ScienceDaily (Oct. 10, 2012) — Several ancient Roman texts describe the assassination of Julius Caesar in Rome, at the Curia of Pompey in 44 BC, which was the result of a plot among a group of senators to eliminate the General. This fact led to the formation of the second triumvirate and to the final outbreak of civil wars. Now, 2,056 years later, a team of researchers from the Spanish National Research Council has found the exact plot where the military man was stabbed.
A concrete structure of three meters wide and over two meters high, placed by order of Augustus (adoptive son and successor of Julius Caesar) to condemn the assassination of his father, has given the key to the scientists. This finding confirms that the General was stabbed right at the bottom of the Curia of Pompey while he was presiding, sitting on a chair, over a meeting of the Senate. Currently, the remains of this building are located in the archaeological area of Torre Argentina, right in the historic centre of the Roman capital.
Antonio Monterroso, CSIC researcher from the Institute of History of the Center for Humanities and Social Sciences (CCHS-CSIC), states: “We always knew that Julius Caesar was killed in the Curia of Pompey on March 15th 44 BC because the classical texts pass on so, but so far no material evidence of this fact, so often depicted in historicist painting and cinema, had been recovered.”
Classical sources refer to the closure (years after the murder) of the Curia, a place that would become a chapel-memory. CSIC researcher explains: “We know for sure that the place where Julius Caesar presided over that session of the Senate, and where he fell stabbed, was closed with a rectangular structure organized under four walls delimiting a Roman concrete filling. However, we don’t know if this closure also involved that the building ceased to be totally accessible.”
Spaces of the assassination of Caesar
In Torre Argentina, in addition to the Curia of Pompey, researchers have started to study the remains of the Portico of the Hundred Columns (Hecatostylon). The aim is to identify what connecting links can be established between archaeology, art history, and cinema in these spaces of the death of Julius Caesar. Monterroso adds: “We also aim to better understand that sense of closure and dismal place described in classical texts.”
The two buildings are part of the monumental complex (about 54.000 square meters) that Pompey the Great, one of the greatest military in the history of Rome, built in the capital to commemorate his military successes in the East around the year 55 BC.

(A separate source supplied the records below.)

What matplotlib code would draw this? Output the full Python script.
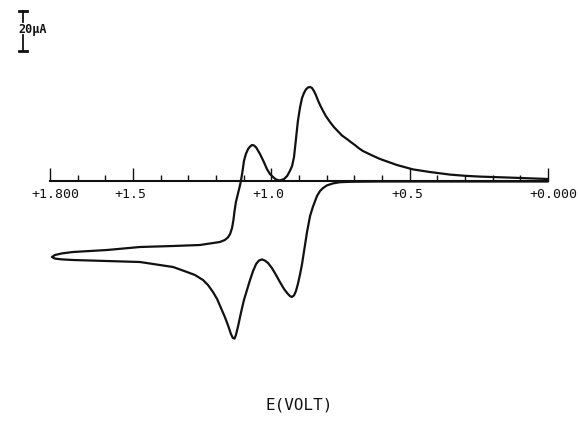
import matplotlib
matplotlib.use("Agg")
import matplotlib.pyplot as plt
import matplotlib.transforms as mtransforms
from matplotlib.ticker import FixedLocator, NullFormatter

LINE_COLOR = "#111111"
FONT = "DejaVu Sans Mono"

# potential (V) and current (uA)
scan_out_e = [0.000, 0.354, 0.607, 0.716, 0.752, 0.777, 0.799, 0.813, 0.824, 0.835,
              0.842, 0.850, 0.860, 0.871, 0.882, 0.889, 0.896, 0.904, 0.911, 0.918,
              0.926, 0.933, 0.943, 0.954, 0.969, 0.983, 0.998, 1.012, 1.023, 1.034,
              1.045, 1.055, 1.066, 1.077, 1.088, 1.099, 1.110, 1.120, 1.128, 1.133,
              1.139, 1.146, 1.157, 1.168, 1.182, 1.196, 1.211, 1.229, 1.247, 1.276,
              1.305, 1.355, 1.413, 1.475, 1.594, 1.717, 1.757, 1.782, 1.793]
scan_out_i = [-0.25, -0.25, -0.25, -0.4, -0.6, -1.2, -2.2, -3.5, -5.0, -7.5,
              -10.0, -13.0, -17.5, -25.5, -35.5, -41.5, -46.5, -51.5, -55.0, -57.2,
              -58.0, -57.5, -56.0, -54.0, -50.5, -47.0, -43.5, -41.0, -39.8, -39.2,
              -39.8, -41.5, -45.0, -49.5, -54.5, -59.5, -66.0, -72.5, -77.0, -78.8,
              -78.5, -76.5, -72.0, -68.0, -63.5, -59.0, -55.5, -52.0, -49.5, -47.0,
              -45.5, -43.0, -41.8, -40.5, -40.0, -39.5, -39.2, -38.8, -38.0]

scan_back_e = [1.793, 1.782, 1.757, 1.717, 1.594, 1.475, 1.355, 1.258, 1.211, 1.186,
               1.168, 1.157, 1.149, 1.142, 1.137, 1.133, 1.128, 1.120, 1.113, 1.110,
               1.104, 1.099, 1.092, 1.084, 1.077, 1.070, 1.063, 1.055, 1.048, 1.041,
               1.034, 1.027, 1.016, 1.005, 0.994, 0.983, 0.969, 0.954, 0.943, 0.933,
               0.925, 0.918, 0.911, 0.904, 0.896, 0.889, 0.882, 0.875, 0.867, 0.860,
               0.853, 0.846, 0.839, 0.832, 0.824, 0.813, 0.803, 0.788, 0.774, 0.759,
               0.745, 0.727, 0.712, 0.698, 0.684, 0.669, 0.636, 0.607, 0.575, 0.546,
               0.488, 0.427, 0.354, 0.300, 0.246, 0.138, 0.000]
scan_back_i = [-38.0, -37.0, -36.2, -35.5, -34.5, -33.0, -32.5, -32.0, -31.0, -30.5,
               -29.5, -28.2, -26.5, -23.5, -19.5, -15.0, -10.5, -6.0, -2.0, 0.0,
               5.0, 10.0, 13.5, 16.0, 17.2, 18.0, 17.8, 16.8, 15.2, 13.5,
               11.5, 9.5, 6.0, 3.5, 2.0, 0.75, 0.25, 1.0, 2.5, 5.0,
               7.5, 12.0, 21.0, 30.0, 37.0, 41.5, 44.0, 45.8, 46.8, 47.0,
               46.5, 45.0, 43.0, 40.5, 38.0, 35.0, 32.5, 29.5, 27.0, 24.8,
               22.8, 21.0, 19.4, 18.0, 16.4, 15.0, 12.8, 11.0, 9.4, 8.0,
               5.8, 4.5, 3.2, 2.6, 2.2, 1.7, 1.0]

tick_values = [1.8, 1.5, 1.0, 0.5, 0.0]
tick_labels = ["+1.800", "+1.5", "+1.0", "+0.5", "+0.000"]
minor_values = [round(0.1 * k, 1) for k in range(19)]

fig = plt.figure(figsize=(5.78, 4.27), dpi=100)
ax = fig.add_axes([0, 0, 1, 1])
ax.set_xlim(1.9807, -0.1084)
ax.set_ylim(-122.5, 91)

ax.plot(scan_out_e + scan_back_e, scan_out_i + scan_back_i, color=LINE_COLOR,
        linewidth=1.6, solid_joinstyle="round", solid_capstyle="round")

# axis drawn along zero current
for side in ["left", "right", "top"]:
    ax.spines[side].set_visible(False)
ax.spines["bottom"].set_position(("data", 0))
ax.spines["bottom"].set_bounds(0.0, 1.8)
ax.spines["bottom"].set_linewidth(1.5)
ax.spines["bottom"].set_color(LINE_COLOR)
ax.xaxis.set_major_locator(FixedLocator(tick_values))
ax.xaxis.set_minor_locator(FixedLocator(minor_values))
ax.xaxis.set_major_formatter(NullFormatter())
ax.tick_params(axis="x", which="major", direction="in", length=9.5, width=1.0,
               color=LINE_COLOR)
ax.tick_params(axis="x", which="minor", direction="in", length=4.5, width=1.0,
               color=LINE_COLOR)
ax.set_yticks([])

shift = mtransforms.ScaledTranslation(-0.185, -0.065, fig.dpi_scale_trans)
for v, lab in zip(tick_values, tick_labels):
    ax.text(v, 0, lab, transform=ax.transData + shift, ha="left", va="top",
            fontsize=9.5, family=FONT, color=LINE_COLOR)

# 20 uA scale bar
bar_x = 1.8987
cap = 0.0145
ax.plot([bar_x, bar_x], [85, 79.5], color=LINE_COLOR, linewidth=1.3)
ax.plot([bar_x, bar_x], [73, 65], color=LINE_COLOR, linewidth=1.3)
ax.plot([bar_x - cap, bar_x + cap], [85, 85], color=LINE_COLOR, linewidth=2)
ax.plot([bar_x - cap, bar_x + cap], [65, 65], color=LINE_COLOR, linewidth=2)
ax.text(1.913, 76.5, "20\u00b5A", ha="left", va="center", fontsize=8.5,
        family=FONT, fontweight="bold", color=LINE_COLOR)

ax.text(0.9, -111.5, "E(VOLT)", ha="center", va="center", fontsize=11.5,
        family=FONT, color=LINE_COLOR)

fig.savefig("out.png", dpi=100, facecolor="white")
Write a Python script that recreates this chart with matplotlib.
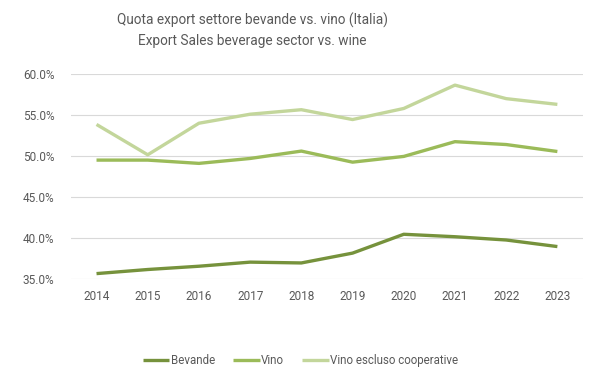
import matplotlib.pyplot as plt
from matplotlib.ticker import PercentFormatter

years = ['2014', '2015', '2016', '2017', '2018', '2019', '2020', '2021', '2022', '2023']
bevande = [35.7, 36.2, 36.6, 37.1, 37.0, 38.2, 40.5, 40.2, 39.8, 39.0]
vino = [49.55, 49.55, 49.15, 49.75, 50.65, 49.3, 50.0, 51.8, 51.45, 50.6]
vino_escluso = [53.9, 50.2, 54.05, 55.15, 55.7, 54.5, 55.85, 58.7, 57.05, 56.35]

plt.rcParams['font.family'] = ['Roboto', 'DejaVu Sans']
grey = '#595959'

fig = plt.figure(figsize=(6.01, 3.78), dpi=100)
ax = fig.add_axes([0.118, 0.261, 0.852, 0.542])

x = range(len(years))
ax.plot(x, bevande, color='#76923C', lw=2.4, label='Bevande', solid_capstyle='butt')
ax.plot(x, vino, color='#9BBB59', lw=2.4, label='Vino', solid_capstyle='butt')
ax.plot(x, vino_escluso, color='#C3D69B', lw=2.4, label='Vino escluso cooperative', solid_capstyle='butt')

ax.set_xlim(-0.5, len(years) - 0.5)
ax.set_ylim(35, 60)
ax.set_yticks([35, 40, 45, 50, 55, 60])
ax.yaxis.set_major_formatter(PercentFormatter(decimals=1))
ax.set_xticks(list(x))
ax.set_xticklabels(years)
ax.grid(axis='y', color='#d9d9d9', lw=0.8)
ax.set_axisbelow(True)
for s in ax.spines.values():
    s.set_visible(False)
ax.tick_params(length=0, labelsize=8.5, colors=grey)
ax.tick_params(axis='y', pad=12)
ax.tick_params(axis='x', pad=8)

fig.text(0.42, 0.945, 'Quota export settore bevande vs. vino (Italia)', ha='center', va='center',
         fontsize=9.8, color=grey)
fig.text(0.42, 0.892, 'Export Sales beverage sector vs. wine', ha='center', va='center',
         fontsize=9.8, color=grey)

fig.legend(loc='center', bbox_to_anchor=(0.5, 0.045), ncol=3, frameon=False,
           fontsize=8.3, labelcolor=grey, handlelength=2.3, handletextpad=0.1, columnspacing=1.6)

fig.savefig('out.png', dpi=100, facecolor='white')
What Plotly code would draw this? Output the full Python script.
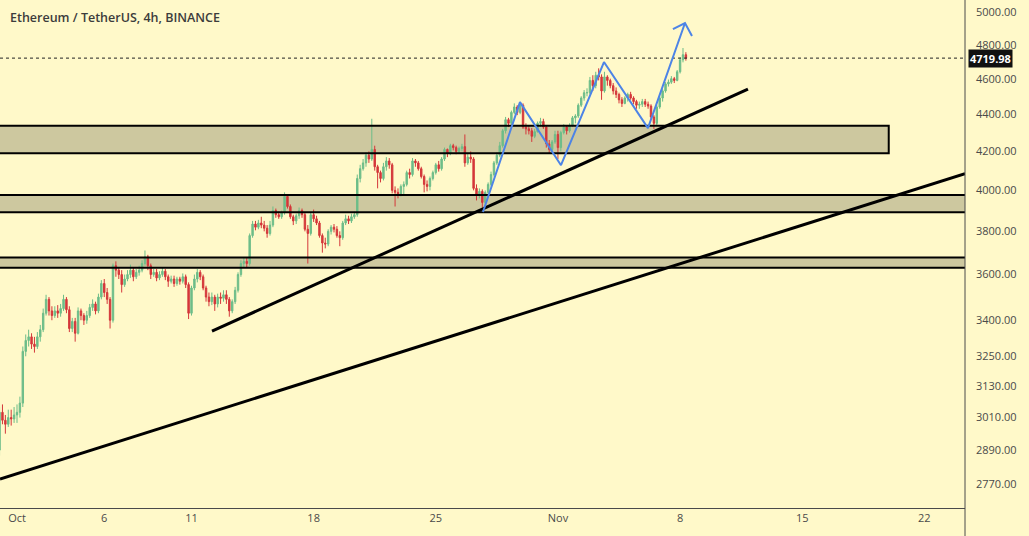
import math
import pandas as pd
import plotly.graph_objects as go

# ---------------- data (ETH/USDT, 4h candles) ----------------
first_open = 2890
closes = [
    3030, 3000, 2985, 3010, 3005, 3020,   # Sep 30
    3030, 3065, 3270, 3315, 3330, 3300,   # Oct 1
    3290, 3330, 3360, 3430, 3490, 3440,
    3420, 3440, 3430, 3450, 3490, 3445,
    3365, 3395, 3345, 3440, 3420, 3400,
    3420, 3455, 3470, 3440, 3500, 3560,
    3520, 3490, 3400, 3640, 3620, 3600,
    3555, 3580, 3600, 3620, 3590, 3610,
    3620, 3650, 3680, 3640, 3600, 3610,
    3585, 3600, 3615, 3590, 3570, 3580,
    3560, 3580, 3570, 3590, 3555, 3430,   # Oct 10
    3540, 3580, 3610, 3590, 3540, 3500,
    3480, 3500, 3470, 3500, 3495, 3510,
    3490, 3440, 3480, 3530, 3600, 3650,
    3660, 3650, 3780, 3835, 3820, 3840,
    3830, 3815, 3790, 3830, 3900, 3880,
    3870, 3890, 3970, 3920, 3870, 3850,
    3875, 3900, 3880, 3810, 3790, 3880,
    3860, 3840, 3780, 3745, 3740, 3800,
    3820, 3810, 3780, 3770, 3840, 3860,
    3850, 3870, 3880, 4060, 4110, 4140,   # Oct 20
    4180, 4160, 4210, 4120, 4090, 4060,
    4120, 4150, 4130, 4000, 3990, 3980,
    4020, 4030, 4090, 4080, 4150, 4140,
    4110, 4070, 4030, 4020, 4060, 4090,
    4130, 4110, 4160, 4210, 4190, 4230,
    4220, 4200, 4215, 4225, 4140, 4170,
    4160, 4010, 3980, 3995, 3940, 3990,
    4030, 4080, 4140, 4180, 4230, 4310,
    4370, 4350, 4410, 4440, 4410, 4450,
    4330, 4320, 4310, 4280, 4305, 4350,   # Oct 30
    4360, 4330, 4240, 4210, 4250, 4290,
    4220, 4300, 4330, 4310, 4340, 4380,   # Nov 1
    4390, 4450, 4490, 4520, 4520, 4590,
    4560, 4620, 4610, 4530, 4610, 4590,
    4560, 4530, 4510, 4480, 4460, 4490,
    4510, 4490, 4470, 4450, 4455, 4470,
    4455, 4445, 4385, 4350, 4440, 4490,
    4530, 4570, 4580, 4600, 4590, 4640,
    4710, 4740, 4719.98,                  # Nov 8
]
highs = [
    3050, 3060, 3020, 3040, 3040, 3050,
    3060, 3090, 3290, 3340, 3360, 3345,
    3330, 3350, 3380, 3450, 3510, 3500,
    3460, 3460, 3465, 3470, 3510, 3500,
    3460, 3410, 3410, 3455, 3450, 3430,
    3440, 3470, 3490, 3480, 3515, 3575,
    3580, 3540, 3500, 3650, 3660, 3630,
    3620, 3600, 3620, 3645, 3630, 3625,
    3640, 3665, 3710, 3690, 3650, 3625,
    3625, 3615, 3630, 3625, 3600, 3595,
    3595, 3590, 3590, 3605, 3600, 3565,
    3550, 3600, 3625, 3620, 3600, 3550,
    3520, 3520, 3510, 3515, 3520, 3530,
    3530, 3500, 3490, 3545, 3610, 3665,
    3680, 3675, 3790, 3850, 3850, 3855,
    3870, 3850, 3830, 3850, 3920, 3910,
    3895, 3900, 3990, 3980, 3930, 3880,
    3885, 3915, 3910, 3890, 3830, 3890,
    3905, 3875, 3850, 3790, 3770, 3810,
    3830, 3835, 3825, 3800, 3850, 3880,
    3875, 3885, 3895, 4080, 4130, 4160,
    4195, 4200, 4375, 4230, 4130, 4100,
    4140, 4170, 4165, 4140, 4020, 4010,
    4030, 4045, 4100, 4110, 4165, 4160,
    4150, 4120, 4080, 4050, 4070, 4100,
    4140, 4150, 4170, 4220, 4215, 4240,
    4240, 4230, 4225, 4240, 4290, 4190,
    4200, 4170, 4030, 4010, 4005, 4000,
    4040, 4095, 4150, 4195, 4250, 4320,
    4385, 4380, 4420, 4460, 4450, 4465,
    4460, 4350, 4340, 4325, 4320, 4360,
    4380, 4375, 4340, 4260, 4260, 4310,
    4310, 4310, 4345, 4340, 4350, 4390,
    4400, 4460, 4500, 4535, 4545, 4610,
    4620, 4640, 4660, 4625, 4640, 4620,
    4600, 4575, 4550, 4520, 4495, 4500,
    4520, 4525, 4500, 4480, 4470, 4485,
    4485, 4470, 4455, 4395, 4450, 4500,
    4540, 4580, 4595, 4615, 4610, 4650,
    4725, 4780, 4755,
]
lows = [
    2870, 2985, 2950, 2975, 2980, 2990,
    2990, 3010, 3050, 3250, 3290, 3280,
    3265, 3280, 3310, 3350, 3420, 3420,
    3400, 3410, 3410, 3415, 3440, 3430,
    3350, 3350, 3310, 3340, 3400, 3380,
    3385, 3410, 3440, 3425, 3430, 3490,
    3500, 3470, 3365, 3390, 3590, 3580,
    3520, 3545, 3570, 3585, 3570, 3580,
    3595, 3610, 3640, 3620, 3580, 3590,
    3570, 3575, 3590, 3575, 3545, 3560,
    3545, 3550, 3555, 3560, 3540, 3405,
    3420, 3530, 3565, 3575, 3530, 3480,
    3460, 3465, 3440, 3455, 3470, 3480,
    3470, 3415, 3430, 3470, 3520, 3590,
    3630, 3630, 3640, 3770, 3805, 3810,
    3815, 3800, 3770, 3780, 3820, 3865,
    3860, 3860, 3880, 3910, 3860, 3830,
    3835, 3860, 3865, 3800, 3650, 3780,
    3845, 3830, 3770, 3700, 3720, 3730,
    3785, 3795, 3770, 3730, 3760, 3830,
    3835, 3840, 3860, 3870, 4040, 4100,
    4120, 4140, 4150, 4100, 4010, 4040,
    4050, 4100, 4110, 3985, 3920, 3960,
    3970, 3980, 4020, 4060, 4070, 4120,
    4100, 4060, 3990, 3995, 4000, 4050,
    4080, 4095, 4100, 4150, 4170, 4180,
    4205, 4185, 4190, 4200, 4120, 4130,
    4140, 4000, 3950, 3960, 3915, 3930,
    3975, 4020, 4070, 4130, 4170, 4220,
    4295, 4330, 4340, 4400, 4395, 4400,
    4320, 4290, 4290, 4250, 4270, 4300,
    4330, 4320, 4220, 4190, 4200, 4240,
    4160, 4200, 4290, 4290, 4300, 4330,
    4350, 4380, 4440, 4475, 4500, 4510,
    4530, 4545, 4590, 4480, 4520, 4560,
    4545, 4510, 4490, 4460, 4440, 4455,
    4470, 4480, 4455, 4430, 4430, 4440,
    4440, 4430, 4370, 4320, 4340, 4430,
    4470, 4520, 4555, 4570, 4575, 4585,
    4630, 4695, 4705,
]
first_candle_time = "2021-09-30 00:00"
last_price = 4719.98

# axis ticks
price_ticks = [2770, 2890, 3010, 3130, 3250, 3400, 3600, 3800, 4000, 4200, 4400, 4600, 4800, 5000]
date_ticks = ["2021-10-01", "2021-10-06", "2021-10-11", "2021-10-18", "2021-10-25",
              "2021-11-01", "2021-11-08", "2021-11-15", "2021-11-22"]
date_labels = ["Oct", "6", "11", "18", "25", "Nov", "8", "15", "22"]
x_view = ["2021-09-30 00:37", "2021-11-24 07:53"]
y_view = [2688, 5076]

# drawings
zone_start = ["2021-09-20", "2021-09-20", "2021-09-20"]
zone_end = ["2021-11-19 23:00", "2021-12-10", "2021-12-10"]
zone_top = [4337, 3977, 3678]
zone_bottom = [4190, 3892, 3631]

trend_x = [["2021-10-12 04:12", "2021-11-11 21:22"], ["2021-09-30 00:37", "2021-11-24 07:53"]]
trend_y = [[3354, 4540], [2787, 4085]]

wave_x = ["2021-10-27 16:55", "2021-10-29 19:48", "2021-11-01 04:12",
          "2021-11-03 15:20", "2021-11-06 03:50", "2021-11-08 06:45"]
wave_y = [3893, 4467, 4128, 4697, 4324, 4932]
arrow_x = ["2021-11-07 14:10", "2021-11-08 06:45", "2021-11-08 16:22"]
arrow_y = [4894, 4932, 4852]

title_text = "Ethereum / TetherUS, 4h, BINANCE"

# ---------------- figure ----------------
times = pd.date_range(first_candle_time, periods=len(closes), freq="4h")
opens = [first_open] + closes[:-1]

BG = "#fff9c9"
TAN = "#cdc89f"
BLUE = "#4d84e6"
GREEN = "#6dbd89"
RED = "#d4373a"
TXT = "#4a4a4a"

fig = go.Figure()

shapes = []
for xs, xe, yt, yb in zip(zone_start, zone_end, zone_top, zone_bottom):
    # tan fill below the candles
    shapes.append(dict(type="rect", xref="x", yref="y", x0=xs, x1=xe, y0=yb, y1=yt,
                       fillcolor=TAN, line=dict(width=0), layer="below"))
    # black border above
    fig.add_trace(go.Scatter(
        x=[xs, xe, xe, xs, xs], y=[yb, yb, yt, yt, yb],
        mode="lines", line=dict(color="#000000", width=2), hoverinfo="skip"))

fig.add_trace(go.Candlestick(
    x=times, open=opens, high=highs, low=lows, close=closes,
    increasing=dict(line=dict(color=GREEN, width=1), fillcolor=GREEN),
    decreasing=dict(line=dict(color=RED, width=1), fillcolor=RED),
    whiskerwidth=0))

fig.add_trace(go.Scatter(x=x_view, y=[last_price, last_price], mode="lines",
                         line=dict(color="#222222", width=1, dash="dot"), hoverinfo="skip"))

for tx, ty in zip(trend_x, trend_y):
    fig.add_trace(go.Scatter(x=tx, y=ty, mode="lines",
                             line=dict(color="#000000", width=3), hoverinfo="skip"))

fig.add_trace(go.Scatter(x=wave_x, y=wave_y, mode="lines",
                         line=dict(color=BLUE, width=2), hoverinfo="skip"))
fig.add_trace(go.Scatter(x=arrow_x, y=arrow_y, mode="lines",
                         line=dict(color=BLUE, width=2), hoverinfo="skip"))

plot_h = 536 - 28
shapes.append(dict(type="line", xref="paper", yref="paper", x0=1, x1=1,
                   y0=-28 / plot_h, y1=1, line=dict(color="#4a4a4a", width=1)))

fig.update_layout(
    width=1029, height=536,
    margin=dict(l=0, r=64, t=0, b=28),
    paper_bgcolor=BG, plot_bgcolor=BG,
    showlegend=False,
    font=dict(family="Open Sans, DejaVu Sans, sans-serif", color=TXT, size=11),
    xaxis=dict(
        type="date", range=x_view, rangeslider=dict(visible=False),
        showgrid=False, zeroline=False,
        showline=True, linecolor="#4a4a4a", linewidth=1,
        tickmode="array", tickvals=date_ticks, ticktext=date_labels,
        ticks="", tickfont=dict(size=11, color=TXT),
    ),
    yaxis=dict(
        type="log", side="right",
        range=[math.log10(y_view[0]), math.log10(y_view[1])],
        showgrid=False, zeroline=False, showline=False,
        tickmode="array", tickvals=price_ticks,
        ticktext=[f"{v:.2f}" for v in price_ticks],
        ticks="", ticklabelstandoff=10, tickfont=dict(size=11, color=TXT),
    ),
    shapes=shapes,
    annotations=[
        dict(text=title_text, xref="paper", yref="paper", x=8 / 965, y=1 - 17 / plot_h,
             xanchor="left", yanchor="middle", showarrow=False,
             font=dict(size=12.5, color="#3c3c3c", family="Open Sans, sans-serif", weight=600)),
        dict(text=f"{last_price:.2f}", xref="paper", yref="y", x=1, y=math.log10(last_price),
             xanchor="left", yanchor="middle", xshift=3, showarrow=False,
             bgcolor="#111111", borderpad=1,
             font=dict(size=11, color="#ffffff", family="Open Sans, sans-serif", weight=700)),
    ],
)

fig.write_html("out.html")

Monterroso also states: “It is very attractive, in a civic and citizen sense, that thousands of people today take the bus and the tram right next to the place where Julius Caesar was stabbed 2056 years ago or even that they go to a theatre, since the main theatre of the capital is the Teatro Argentina, which is equally close.”
The project, with duration of three years, relies on the approval and cooperation of the Sovraintendenza ai Beni Culturali of Rome City Council, on the financial support of the Plan Nacional 2008-2011 of the Spanish Ministry of Economy and Competitiveness, and on the backing of the CSIC Spanish School of History and Archaeology in Rome.